The Urban Development Ministry said on Monday it has constituted a two-member panel to investigate the matter.

“Repair work by DMRC has to be done as soon as possible and the cost will be met by those who are liable under the contractual agreement,” Sudhir Krishna, Secretary, Ministry of Urban Development, said at a press conference on Monday. The panel comprises A.K. Gupta, additional member (works), Indian Railways, and D. Diptivilasa, additional secretary in the Ministry.

The Minister also disclosed on Monday that several clips in the underground section of the line had been severely damaged and it would take at least five months to rectify the problem, meaning that the line most likely will not be re-open in August, as predicted earlier.

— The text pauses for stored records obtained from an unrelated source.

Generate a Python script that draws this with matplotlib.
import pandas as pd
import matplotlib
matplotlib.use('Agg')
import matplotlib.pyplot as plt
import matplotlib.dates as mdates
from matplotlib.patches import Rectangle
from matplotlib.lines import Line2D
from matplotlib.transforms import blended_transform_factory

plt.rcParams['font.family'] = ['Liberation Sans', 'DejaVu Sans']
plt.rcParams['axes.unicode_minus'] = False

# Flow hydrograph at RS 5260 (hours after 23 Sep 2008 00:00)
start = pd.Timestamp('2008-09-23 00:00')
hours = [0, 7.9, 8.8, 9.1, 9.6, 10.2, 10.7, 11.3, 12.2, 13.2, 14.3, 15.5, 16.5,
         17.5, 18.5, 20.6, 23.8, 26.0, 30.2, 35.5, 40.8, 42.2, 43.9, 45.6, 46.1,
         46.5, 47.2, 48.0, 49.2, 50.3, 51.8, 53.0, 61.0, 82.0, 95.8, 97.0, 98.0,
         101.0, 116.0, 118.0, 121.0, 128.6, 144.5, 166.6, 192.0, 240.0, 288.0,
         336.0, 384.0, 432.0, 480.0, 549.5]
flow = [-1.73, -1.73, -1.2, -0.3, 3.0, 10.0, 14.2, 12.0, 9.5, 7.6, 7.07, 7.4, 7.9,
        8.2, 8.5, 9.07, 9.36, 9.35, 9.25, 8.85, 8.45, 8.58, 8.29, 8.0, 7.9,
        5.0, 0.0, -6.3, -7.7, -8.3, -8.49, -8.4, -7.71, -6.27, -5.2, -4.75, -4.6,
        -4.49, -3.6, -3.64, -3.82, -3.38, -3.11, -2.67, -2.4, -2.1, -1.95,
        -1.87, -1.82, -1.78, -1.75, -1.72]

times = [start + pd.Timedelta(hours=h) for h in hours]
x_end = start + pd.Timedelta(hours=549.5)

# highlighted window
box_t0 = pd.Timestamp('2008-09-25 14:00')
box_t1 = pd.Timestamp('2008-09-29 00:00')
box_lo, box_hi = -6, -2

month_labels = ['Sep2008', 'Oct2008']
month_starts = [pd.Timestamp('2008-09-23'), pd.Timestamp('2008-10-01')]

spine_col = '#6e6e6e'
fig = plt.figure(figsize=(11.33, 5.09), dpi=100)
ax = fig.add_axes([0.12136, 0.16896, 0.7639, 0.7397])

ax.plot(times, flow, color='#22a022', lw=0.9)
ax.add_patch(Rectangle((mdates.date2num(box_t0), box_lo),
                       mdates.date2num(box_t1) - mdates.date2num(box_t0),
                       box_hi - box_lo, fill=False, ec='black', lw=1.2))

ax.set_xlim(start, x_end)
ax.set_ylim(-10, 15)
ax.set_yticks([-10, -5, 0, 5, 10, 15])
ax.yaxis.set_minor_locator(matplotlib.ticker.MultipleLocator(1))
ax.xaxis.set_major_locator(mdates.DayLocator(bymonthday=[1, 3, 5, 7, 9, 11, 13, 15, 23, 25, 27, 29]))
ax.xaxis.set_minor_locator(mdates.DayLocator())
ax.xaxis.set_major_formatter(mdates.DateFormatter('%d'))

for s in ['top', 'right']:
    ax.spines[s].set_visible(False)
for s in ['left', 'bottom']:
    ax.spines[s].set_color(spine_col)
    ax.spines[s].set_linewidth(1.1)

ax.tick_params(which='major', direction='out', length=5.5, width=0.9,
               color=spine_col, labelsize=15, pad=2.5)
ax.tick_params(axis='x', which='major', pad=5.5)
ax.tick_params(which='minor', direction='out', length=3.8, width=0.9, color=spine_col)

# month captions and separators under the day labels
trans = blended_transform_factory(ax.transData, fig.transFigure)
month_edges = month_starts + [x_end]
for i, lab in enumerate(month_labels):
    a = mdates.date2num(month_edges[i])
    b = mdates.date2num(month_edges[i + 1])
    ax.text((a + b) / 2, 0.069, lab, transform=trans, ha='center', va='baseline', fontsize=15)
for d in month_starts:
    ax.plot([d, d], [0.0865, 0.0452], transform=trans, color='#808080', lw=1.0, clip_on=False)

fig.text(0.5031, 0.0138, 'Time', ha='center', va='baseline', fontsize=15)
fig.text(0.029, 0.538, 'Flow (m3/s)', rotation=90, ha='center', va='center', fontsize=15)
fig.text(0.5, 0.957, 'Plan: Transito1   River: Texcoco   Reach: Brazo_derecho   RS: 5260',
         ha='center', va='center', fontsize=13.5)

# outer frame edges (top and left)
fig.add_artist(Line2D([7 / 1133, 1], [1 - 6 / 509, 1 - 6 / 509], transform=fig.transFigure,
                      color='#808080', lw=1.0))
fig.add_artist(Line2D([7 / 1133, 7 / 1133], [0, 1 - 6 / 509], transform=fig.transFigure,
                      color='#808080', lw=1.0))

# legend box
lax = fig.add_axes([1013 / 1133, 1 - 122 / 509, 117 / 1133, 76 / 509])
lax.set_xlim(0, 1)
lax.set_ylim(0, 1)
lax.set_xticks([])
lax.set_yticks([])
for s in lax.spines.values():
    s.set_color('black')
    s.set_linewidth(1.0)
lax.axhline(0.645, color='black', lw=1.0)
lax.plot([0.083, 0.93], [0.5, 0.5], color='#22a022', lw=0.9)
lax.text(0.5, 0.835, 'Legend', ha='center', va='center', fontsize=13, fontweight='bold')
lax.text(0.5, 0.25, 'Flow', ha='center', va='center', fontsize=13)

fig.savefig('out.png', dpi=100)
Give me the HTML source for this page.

The Urban Development Ministry said the joint inspection team of the Railways, Delhi Metro and Reliance Infra submitted its report on Monday.

Krishna said: “The report says 540 of the 2,100 bearings have been inspected. Most were found to be affected. Major defects were detected in several of them. Design consultant SYSTRA will study each bearing and suggest measures.”

The Delhi Airport Metro Express Line is the first PPP project in India and had a difficult ride from the beginning. The project had missed four deadlines before opening on 23 February 2011. 

But what all this means to the Indira Gandhi International Airport passengers, 15,000 of which were travelling to and from the city every day?

“You have made our life miserable...” comments one disgruntled passenger.

One passenger raised a good point that the announcement of the line suspension was made just a day before the actual closure:

“You have just screwed the daily travellers. I have been travelling since day one and now when we are pretty comfortable, you shut down the line. At least you should have given us a week or a month before the closure.”